╔══

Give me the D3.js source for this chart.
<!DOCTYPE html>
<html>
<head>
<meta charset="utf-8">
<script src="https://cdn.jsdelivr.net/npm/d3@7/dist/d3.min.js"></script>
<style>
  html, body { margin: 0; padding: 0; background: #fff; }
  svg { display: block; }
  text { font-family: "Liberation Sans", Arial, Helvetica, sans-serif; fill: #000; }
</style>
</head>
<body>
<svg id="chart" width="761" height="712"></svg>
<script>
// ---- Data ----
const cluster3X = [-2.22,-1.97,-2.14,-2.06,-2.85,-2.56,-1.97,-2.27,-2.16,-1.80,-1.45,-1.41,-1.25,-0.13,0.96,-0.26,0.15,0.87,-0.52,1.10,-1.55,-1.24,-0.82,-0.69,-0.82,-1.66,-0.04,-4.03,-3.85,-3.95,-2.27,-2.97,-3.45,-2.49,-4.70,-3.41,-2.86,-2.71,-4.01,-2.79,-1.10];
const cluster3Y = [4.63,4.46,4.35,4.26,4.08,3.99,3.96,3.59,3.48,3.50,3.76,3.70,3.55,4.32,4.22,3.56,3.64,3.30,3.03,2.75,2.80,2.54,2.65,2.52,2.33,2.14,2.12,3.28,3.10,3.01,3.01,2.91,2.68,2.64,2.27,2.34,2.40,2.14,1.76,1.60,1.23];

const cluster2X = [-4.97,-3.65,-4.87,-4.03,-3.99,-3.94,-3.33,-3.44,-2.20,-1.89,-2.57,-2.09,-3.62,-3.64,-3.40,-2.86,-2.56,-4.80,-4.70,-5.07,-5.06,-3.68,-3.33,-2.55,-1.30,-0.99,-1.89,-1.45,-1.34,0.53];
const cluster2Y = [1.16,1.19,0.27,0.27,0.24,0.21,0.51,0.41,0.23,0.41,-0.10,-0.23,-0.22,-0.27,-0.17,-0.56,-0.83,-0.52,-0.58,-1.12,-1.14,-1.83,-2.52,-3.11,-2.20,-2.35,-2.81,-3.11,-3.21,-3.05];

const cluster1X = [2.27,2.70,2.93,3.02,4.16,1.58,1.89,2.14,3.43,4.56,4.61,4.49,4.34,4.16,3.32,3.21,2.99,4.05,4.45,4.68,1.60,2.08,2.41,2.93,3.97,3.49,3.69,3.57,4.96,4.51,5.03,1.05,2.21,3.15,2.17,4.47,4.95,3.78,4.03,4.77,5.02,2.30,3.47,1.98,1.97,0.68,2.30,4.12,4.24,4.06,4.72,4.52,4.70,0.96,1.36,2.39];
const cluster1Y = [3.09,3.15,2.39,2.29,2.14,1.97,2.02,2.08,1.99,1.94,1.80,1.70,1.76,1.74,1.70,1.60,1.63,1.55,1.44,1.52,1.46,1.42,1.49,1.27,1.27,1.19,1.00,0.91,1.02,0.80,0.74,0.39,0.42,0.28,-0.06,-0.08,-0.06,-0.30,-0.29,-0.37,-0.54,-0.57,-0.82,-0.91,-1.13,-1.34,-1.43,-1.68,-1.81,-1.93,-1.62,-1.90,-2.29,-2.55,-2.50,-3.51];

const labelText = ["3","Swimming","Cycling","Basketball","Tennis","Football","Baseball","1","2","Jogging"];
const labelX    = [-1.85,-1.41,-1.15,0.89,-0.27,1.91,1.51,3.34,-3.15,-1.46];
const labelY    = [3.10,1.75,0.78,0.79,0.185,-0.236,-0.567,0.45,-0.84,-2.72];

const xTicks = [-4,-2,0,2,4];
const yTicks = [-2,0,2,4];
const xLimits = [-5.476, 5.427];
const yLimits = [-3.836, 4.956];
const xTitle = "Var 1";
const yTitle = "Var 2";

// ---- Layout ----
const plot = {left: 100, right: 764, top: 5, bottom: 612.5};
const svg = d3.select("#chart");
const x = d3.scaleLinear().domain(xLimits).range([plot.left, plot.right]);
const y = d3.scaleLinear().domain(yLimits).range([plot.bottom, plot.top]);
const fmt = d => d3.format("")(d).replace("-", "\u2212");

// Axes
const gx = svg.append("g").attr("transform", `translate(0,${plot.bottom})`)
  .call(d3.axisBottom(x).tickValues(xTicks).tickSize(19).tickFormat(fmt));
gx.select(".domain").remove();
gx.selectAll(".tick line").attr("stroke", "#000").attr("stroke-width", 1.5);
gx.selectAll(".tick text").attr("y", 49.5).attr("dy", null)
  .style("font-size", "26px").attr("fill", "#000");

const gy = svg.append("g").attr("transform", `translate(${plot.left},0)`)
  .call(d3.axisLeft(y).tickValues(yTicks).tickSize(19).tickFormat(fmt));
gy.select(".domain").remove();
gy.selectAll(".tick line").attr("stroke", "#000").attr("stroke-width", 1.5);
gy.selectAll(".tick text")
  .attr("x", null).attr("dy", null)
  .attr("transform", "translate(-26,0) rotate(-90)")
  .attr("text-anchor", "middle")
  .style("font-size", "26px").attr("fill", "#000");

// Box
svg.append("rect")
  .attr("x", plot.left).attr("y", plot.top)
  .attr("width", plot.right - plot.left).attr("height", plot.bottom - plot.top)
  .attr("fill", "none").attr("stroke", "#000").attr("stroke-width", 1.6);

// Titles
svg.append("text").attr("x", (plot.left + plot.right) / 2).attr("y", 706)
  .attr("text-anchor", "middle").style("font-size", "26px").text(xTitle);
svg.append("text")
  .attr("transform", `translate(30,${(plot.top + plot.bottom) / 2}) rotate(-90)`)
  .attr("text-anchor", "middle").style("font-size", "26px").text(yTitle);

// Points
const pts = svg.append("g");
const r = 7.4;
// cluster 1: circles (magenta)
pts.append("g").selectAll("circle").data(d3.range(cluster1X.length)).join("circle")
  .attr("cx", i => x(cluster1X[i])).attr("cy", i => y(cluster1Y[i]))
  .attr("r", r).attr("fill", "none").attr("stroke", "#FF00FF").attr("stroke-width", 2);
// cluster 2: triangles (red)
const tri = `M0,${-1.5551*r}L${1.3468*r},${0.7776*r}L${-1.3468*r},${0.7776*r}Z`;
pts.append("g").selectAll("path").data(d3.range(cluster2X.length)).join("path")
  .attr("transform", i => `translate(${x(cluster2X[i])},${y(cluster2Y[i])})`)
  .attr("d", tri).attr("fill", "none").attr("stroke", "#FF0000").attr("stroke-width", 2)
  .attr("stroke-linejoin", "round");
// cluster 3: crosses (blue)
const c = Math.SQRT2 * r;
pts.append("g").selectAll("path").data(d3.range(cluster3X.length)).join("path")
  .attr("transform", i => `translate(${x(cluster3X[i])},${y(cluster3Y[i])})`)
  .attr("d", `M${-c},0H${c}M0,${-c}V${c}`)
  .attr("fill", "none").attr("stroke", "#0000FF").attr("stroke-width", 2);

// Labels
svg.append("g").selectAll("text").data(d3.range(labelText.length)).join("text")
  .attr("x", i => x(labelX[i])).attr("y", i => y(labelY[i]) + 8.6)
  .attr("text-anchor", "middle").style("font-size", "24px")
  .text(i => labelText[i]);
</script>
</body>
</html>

╚══
╔══

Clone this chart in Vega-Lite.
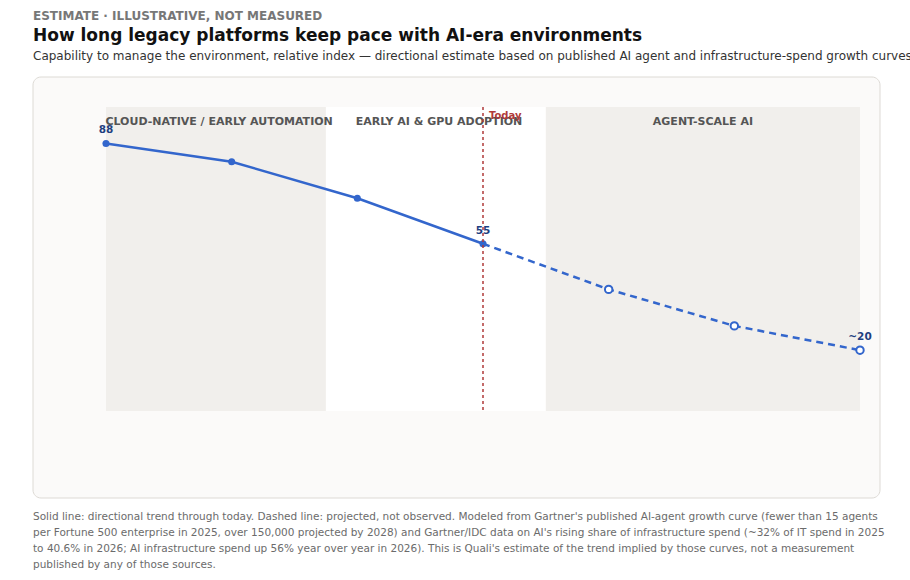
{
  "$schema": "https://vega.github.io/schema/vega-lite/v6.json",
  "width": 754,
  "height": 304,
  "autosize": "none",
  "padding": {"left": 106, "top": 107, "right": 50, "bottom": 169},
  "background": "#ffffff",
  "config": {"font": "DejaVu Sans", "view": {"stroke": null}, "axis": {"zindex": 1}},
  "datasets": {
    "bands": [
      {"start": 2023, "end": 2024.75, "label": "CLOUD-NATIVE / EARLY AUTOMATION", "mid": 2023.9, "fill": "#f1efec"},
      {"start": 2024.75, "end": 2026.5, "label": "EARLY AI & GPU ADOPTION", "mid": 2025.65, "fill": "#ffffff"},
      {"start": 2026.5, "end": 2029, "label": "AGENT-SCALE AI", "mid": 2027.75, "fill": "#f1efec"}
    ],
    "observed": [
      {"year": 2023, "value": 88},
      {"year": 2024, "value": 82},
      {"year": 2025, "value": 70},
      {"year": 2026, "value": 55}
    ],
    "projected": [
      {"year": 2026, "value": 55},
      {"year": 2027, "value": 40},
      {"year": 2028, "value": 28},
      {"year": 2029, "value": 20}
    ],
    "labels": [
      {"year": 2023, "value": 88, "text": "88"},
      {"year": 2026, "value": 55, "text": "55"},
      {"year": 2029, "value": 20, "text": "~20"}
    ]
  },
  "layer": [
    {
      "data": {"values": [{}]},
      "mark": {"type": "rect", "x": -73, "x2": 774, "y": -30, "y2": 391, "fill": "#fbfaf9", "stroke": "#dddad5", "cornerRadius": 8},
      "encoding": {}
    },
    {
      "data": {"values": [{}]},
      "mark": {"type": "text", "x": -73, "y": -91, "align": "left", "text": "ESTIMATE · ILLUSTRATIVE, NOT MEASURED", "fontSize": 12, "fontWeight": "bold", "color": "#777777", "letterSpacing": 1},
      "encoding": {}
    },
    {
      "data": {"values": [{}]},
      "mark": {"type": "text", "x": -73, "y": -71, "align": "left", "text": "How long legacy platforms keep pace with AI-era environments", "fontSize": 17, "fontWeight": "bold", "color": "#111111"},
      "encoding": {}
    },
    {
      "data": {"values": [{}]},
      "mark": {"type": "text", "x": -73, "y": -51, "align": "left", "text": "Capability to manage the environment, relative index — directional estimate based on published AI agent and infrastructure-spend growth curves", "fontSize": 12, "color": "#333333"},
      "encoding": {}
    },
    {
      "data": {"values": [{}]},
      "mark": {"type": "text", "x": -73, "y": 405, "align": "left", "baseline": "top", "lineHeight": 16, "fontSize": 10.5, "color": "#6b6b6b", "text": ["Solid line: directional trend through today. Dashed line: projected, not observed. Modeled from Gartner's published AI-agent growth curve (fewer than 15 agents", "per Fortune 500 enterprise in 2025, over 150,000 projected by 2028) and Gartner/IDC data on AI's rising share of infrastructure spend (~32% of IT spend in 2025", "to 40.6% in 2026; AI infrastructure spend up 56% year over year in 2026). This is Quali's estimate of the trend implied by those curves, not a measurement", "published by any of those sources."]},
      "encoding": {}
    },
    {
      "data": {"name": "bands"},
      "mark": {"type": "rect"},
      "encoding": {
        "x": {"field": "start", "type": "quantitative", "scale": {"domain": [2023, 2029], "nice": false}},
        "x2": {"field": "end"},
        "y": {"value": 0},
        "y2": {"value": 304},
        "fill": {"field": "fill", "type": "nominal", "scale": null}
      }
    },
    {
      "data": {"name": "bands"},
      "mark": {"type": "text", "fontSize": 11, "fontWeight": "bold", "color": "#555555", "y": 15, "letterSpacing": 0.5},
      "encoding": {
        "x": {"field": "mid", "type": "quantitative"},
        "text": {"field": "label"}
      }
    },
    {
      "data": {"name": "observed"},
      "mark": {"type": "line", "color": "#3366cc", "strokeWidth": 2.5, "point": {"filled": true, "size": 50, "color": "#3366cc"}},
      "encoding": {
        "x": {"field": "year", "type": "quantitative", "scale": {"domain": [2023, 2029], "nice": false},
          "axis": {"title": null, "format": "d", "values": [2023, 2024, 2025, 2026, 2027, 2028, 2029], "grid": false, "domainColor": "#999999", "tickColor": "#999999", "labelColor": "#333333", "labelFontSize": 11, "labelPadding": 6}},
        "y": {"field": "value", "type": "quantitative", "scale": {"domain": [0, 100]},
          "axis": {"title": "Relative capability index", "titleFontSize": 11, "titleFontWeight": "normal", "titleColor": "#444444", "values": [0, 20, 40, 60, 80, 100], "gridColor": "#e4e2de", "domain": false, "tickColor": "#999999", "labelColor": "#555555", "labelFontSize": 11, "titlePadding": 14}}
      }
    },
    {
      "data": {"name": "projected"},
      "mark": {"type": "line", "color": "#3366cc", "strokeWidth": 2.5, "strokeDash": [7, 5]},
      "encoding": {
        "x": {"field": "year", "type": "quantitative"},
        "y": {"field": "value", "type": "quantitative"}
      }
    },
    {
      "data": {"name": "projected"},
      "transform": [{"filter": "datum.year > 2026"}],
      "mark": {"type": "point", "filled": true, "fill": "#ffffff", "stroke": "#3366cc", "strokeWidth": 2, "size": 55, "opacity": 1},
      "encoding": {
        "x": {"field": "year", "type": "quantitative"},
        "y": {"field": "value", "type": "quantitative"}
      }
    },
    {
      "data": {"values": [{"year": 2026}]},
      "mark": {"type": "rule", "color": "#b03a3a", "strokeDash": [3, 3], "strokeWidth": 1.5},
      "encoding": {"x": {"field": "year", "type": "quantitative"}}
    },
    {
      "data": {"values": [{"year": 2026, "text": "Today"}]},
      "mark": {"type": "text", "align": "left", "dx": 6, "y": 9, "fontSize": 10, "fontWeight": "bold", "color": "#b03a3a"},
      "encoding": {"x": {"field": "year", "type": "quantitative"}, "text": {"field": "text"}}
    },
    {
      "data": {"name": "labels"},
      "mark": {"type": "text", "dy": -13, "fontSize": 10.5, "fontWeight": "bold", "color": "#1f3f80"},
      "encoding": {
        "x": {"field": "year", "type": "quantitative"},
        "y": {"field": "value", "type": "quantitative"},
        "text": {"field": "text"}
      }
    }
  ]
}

╚══

◆ Goal ◆
Display every line of the listing that contains the string "chart".

◆ Written solution ◆
Give me the D3.js source for this chart.
<svg id="chart" width="761" height="712"></svg>
const svg = d3.select("#chart");
Clone this chart in Vega-Lite.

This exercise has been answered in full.